TASK TO COMPLETE:
Retype only what runs from the beginning of the data through the line with "1.38e4, 1.21e4, 1.04e4]"; please omit the pictures and keep every line exact.

|---|

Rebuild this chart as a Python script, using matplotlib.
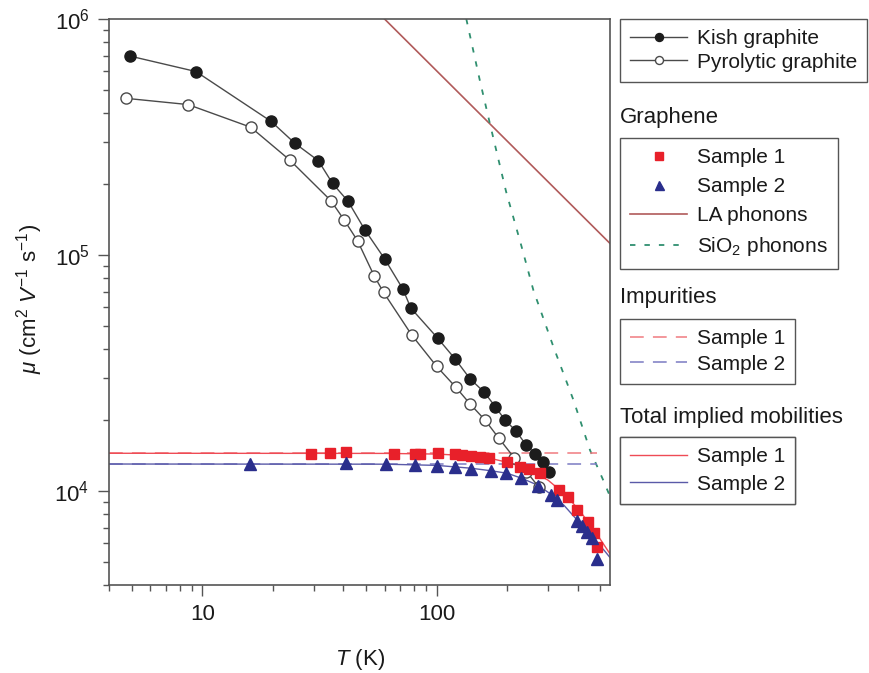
import matplotlib
matplotlib.use("Agg")
import matplotlib.pyplot as plt
from matplotlib.ticker import FuncFormatter, NullFormatter, LogLocator

plt.rcParams['font.family'] = ['Liberation Sans', 'DejaVu Sans']
plt.rcParams['mathtext.fontset'] = 'custom'
plt.rcParams['mathtext.rm'] = 'Liberation Sans'
plt.rcParams['mathtext.it'] = 'Liberation Sans:italic'
plt.rcParams['mathtext.bf'] = 'Liberation Sans:bold'
plt.rcParams['mathtext.default'] = 'regular'

# ---- data ----
kish_T = [4.9, 9.4, 19.7, 24.8, 31.3, 36.0, 41.9, 49.4, 60.1, 71.8, 77.7, 101, 120,
          139, 160, 178, 196, 218, 241, 263, 284, 303]
kish_mu = [6.97e5, 5.99e5, 3.68e5, 2.98e5, 2.51e5, 2.01e5, 1.69e5, 1.28e5, 9.62e4,
           7.18e4, 5.96e4, 4.45e4, 3.63e4, 2.99e4, 2.62e4, 2.28e4, 2.00e4, 1.80e4,
           1.57e4, 1.44e4, 1.33e4, 1.21e4]

pyro_T = [4.75, 8.7, 16.1, 23.7, 35.4, 40.3, 46.0, 54.1, 59.4, 78.4, 100, 121, 139,
          161, 184, 215, 242, 273]
pyro_mu = [4.61e5, 4.34e5, 3.48e5, 2.52e5, 1.70e5, 1.41e5, 1.15e5, 8.18e4, 6.95e4,
           4.58e4, 3.38e4, 2.75e4, 2.34e4, 2.00e4, 1.68e4, 1.38e4, 1.21e4, 1.04e4]

s1_T = [29, 35, 41, 66, 81, 85, 101, 120, 128, 141, 154, 168, 200, 228, 247, 276,
        333, 365, 398, 442, 472, 483]
s1_mu = [14400, 14500, 14600, 14400, 14400, 14300, 14500, 14300, 14200, 14050, 13900,
         13750, 13300, 12700, 12450, 11950, 10150, 9430, 8330, 7370, 6640, 5800]

s2_T = [16, 41, 61, 81, 100, 120, 140, 170, 198, 229, 272, 308, 327, 398, 419, 438,
        459, 485]
s2_mu = [13000, 13100, 13000, 12900, 12800, 12680, 12430, 12200, 11960, 11370, 10550,
         9620, 9160, 7500, 7080, 6720, 6300, 5180]

imp_T = [4, 483]
imp1_mu = [14460, 14460]
imp2_mu = [13020, 13020]

la_T = [60, 550]
la_mu = [1.0e6, 1.12e5]

sio2_T = [134, 153, 169, 198, 231, 259, 315, 384, 452, 515, 550]
sio2_mu = [1.0e6, 5.5e5, 3.6e5, 1.86e5, 1.08e5, 7.1e4, 4.1e4, 2.43e4, 1.49e4,
           1.11e4, 9.5e3]

tot1_T = [4, 60, 100, 140, 170, 200, 230, 260, 300, 340, 380, 420, 460, 500, 550]
tot1_mu = [14460, 14440, 14350, 14100, 13750, 13250, 12700, 12050, 11100, 10000,
           8950, 7950, 7050, 6250, 5420]
tot2_T = [4, 60, 100, 140, 170, 200, 230, 270, 310, 350, 400, 440, 480, 520, 550]
tot2_mu = [13020, 13000, 12850, 12500, 12200, 11900, 11350, 10600, 9650, 8700, 7500,
           6750, 6100, 5600, 5230]

# ---- colours ----
c_dark = '#1c1c1c'
c_gline = '#4a4a4a'
c_red = '#e8202a'
c_blue = '#2a2e8c'
c_tot1 = '#ef4b55'
c_tot2 = '#5a5aa8'
c_imp1 = '#f07a80'
c_imp2 = '#7a7ac2'
c_la = '#b05a5a'
c_sio2 = '#2f8f6f'
c_axis = '#555555'
c_text = '#1a1a1a'

W, H = 870, 673
fig = plt.figure(figsize=(W / 100, H / 100), dpi=100)
ax = fig.add_axes([109 / W, 1 - 585 / H, 501 / W, 566 / H])
ax.set_xscale('log')
ax.set_yscale('log')
ax.set_xlim(4, 550)
ax.set_ylim(4000, 1e6)

dash = (0, (9, 6))

# model curves
l_la, = ax.plot(la_T, la_mu, color=c_la, lw=1.2, zorder=2)
l_sio2, = ax.plot(sio2_T, sio2_mu, color=c_sio2, lw=1.3, ls=(0, (3, 5)), zorder=2)
l_imp1, = ax.plot(imp_T, imp1_mu, color=c_imp1, lw=1.1, ls=dash, zorder=2)
l_imp2, = ax.plot(imp_T, imp2_mu, color=c_imp2, lw=1.1, ls=dash, zorder=2)
l_tot1, = ax.plot(tot1_T, tot1_mu, color=c_tot1, lw=1.0, zorder=2)
l_tot2, = ax.plot(tot2_T, tot2_mu, color=c_tot2, lw=1.0, zorder=2)

# graphite
l_kish, = ax.plot(kish_T, kish_mu, color=c_gline, lw=1.0, marker='o', ms=8,
                  mfc=c_dark, mec=c_dark, zorder=3)
l_pyro, = ax.plot(pyro_T, pyro_mu, color=c_gline, lw=1.0, marker='o', ms=8,
                  mfc='white', mec=c_gline, mew=1.0, zorder=3)

# graphene samples
l_s1, = ax.plot(s1_T, s1_mu, ls='none', marker='s', ms=7.5, mfc=c_red, mec=c_red,
                zorder=4)
l_s2, = ax.plot(s2_T, s2_mu, ls='none', marker='^', ms=9, mfc=c_blue, mec=c_blue,
                zorder=4)

# axes styling
for sp in ax.spines.values():
    sp.set_color(c_axis)
    sp.set_linewidth(1.2)
ax.tick_params(which='both', direction='out', top=False, right=False,
               color=c_axis, width=1.0, labelsize=16, labelcolor=c_text)
ax.tick_params(which='major', length=8, pad=6)
ax.tick_params(which='minor', length=4.5)
ax.xaxis.set_major_formatter(FuncFormatter(lambda v, _: f'{v:g}'))
ax.xaxis.set_minor_formatter(NullFormatter())
ax.yaxis.set_minor_formatter(NullFormatter())
ax.yaxis.set_major_locator(LogLocator(base=10, numticks=10))
ax.yaxis.set_minor_locator(LogLocator(base=10, subs=range(2, 10), numticks=20))

fig.text(30 / W, 1 - 299 / H, r'$\mathit{\mu}$ (cm$^2$ $\mathit{V}^{-1}$ s$^{-1}$)',
         rotation=90, ha='center', va='center', fontsize=16, color=c_text)
fig.text(360 / W, 1 - 660 / H, r'$\mathit{T}$ (K)', ha='center', va='center',
         fontsize=16, color=c_text)

# legends
leg_kw = dict(loc='upper left', bbox_transform=fig.transFigure, borderaxespad=0,
              frameon=True, fancybox=False, edgecolor=c_axis, framealpha=1,
              handlelength=2.7, handletextpad=0.48, borderpad=0.5,
              fontsize=15, markerscale=0.72, numpoints=1)


def add_legend(handles, labels, top_px, spacing):
    lg = ax.legend(handles, labels, bbox_to_anchor=(620 / W, 1 - top_px / H),
                   labelspacing=spacing, **leg_kw)
    lg.get_frame().set_linewidth(1.0)
    for t in lg.get_texts():
        t.set_color(c_text)
    ax.add_artist(lg)
    return lg


add_legend([l_kish, l_pyro], ['Kish graphite', 'Pyrolytic graphite'], 19, 0.2)
add_legend([l_s1, l_s2, l_la, l_sio2],
           ['Sample 1', 'Sample 2', 'LA phonons', 'SiO$_2$ phonons'], 138, 0.48)
add_legend([l_imp1, l_imp2], ['Sample 1', 'Sample 2'], 319, 0.3)
add_legend([l_tot1, l_tot2], ['Sample 1', 'Sample 2'], 437, 0.39)

for txt, y in [('Graphene', 117), ('Impurities', 298),
               ('Total implied mobilities', 417)]:
    fig.text(620 / W, 1 - y / H, txt, ha='left', va='center', fontsize=16,
             color=c_text)

fig.savefig('out.png', dpi=100)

|---|

RESULT BELOW:
Rebuild this chart as a Python script, using matplotlib.
import matplotlib
matplotlib.use("Agg")
import matplotlib.pyplot as plt
from matplotlib.ticker import FuncFormatter, NullFormatter, LogLocator

plt.rcParams['font.family'] = ['Liberation Sans', 'DejaVu Sans']
plt.rcParams['mathtext.fontset'] = 'custom'
plt.rcParams['mathtext.rm'] = 'Liberation Sans'
plt.rcParams['mathtext.it'] = 'Liberation Sans:italic'
plt.rcParams['mathtext.bf'] = 'Liberation Sans:bold'
plt.rcParams['mathtext.default'] = 'regular'

# ---- data ----
kish_T = [4.9, 9.4, 19.7, 24.8, 31.3, 36.0, 41.9, 49.4, 60.1, 71.8, 77.7, 101, 120,
          139, 160, 178, 196, 218, 241, 263, 284, 303]
kish_mu = [6.97e5, 5.99e5, 3.68e5, 2.98e5, 2.51e5, 2.01e5, 1.69e5, 1.28e5, 9.62e4,
           7.18e4, 5.96e4, 4.45e4, 3.63e4, 2.99e4, 2.62e4, 2.28e4, 2.00e4, 1.80e4,
           1.57e4, 1.44e4, 1.33e4, 1.21e4]

pyro_T = [4.75, 8.7, 16.1, 23.7, 35.4, 40.3, 46.0, 54.1, 59.4, 78.4, 100, 121, 139,
          161, 184, 215, 242, 273]
pyro_mu = [4.61e5, 4.34e5, 3.48e5, 2.52e5, 1.70e5, 1.41e5, 1.15e5, 8.18e4, 6.95e4,
           4.58e4, 3.38e4, 2.75e4, 2.34e4, 2.00e4, 1.68e4, 1.38e4, 1.21e4, 1.04e4]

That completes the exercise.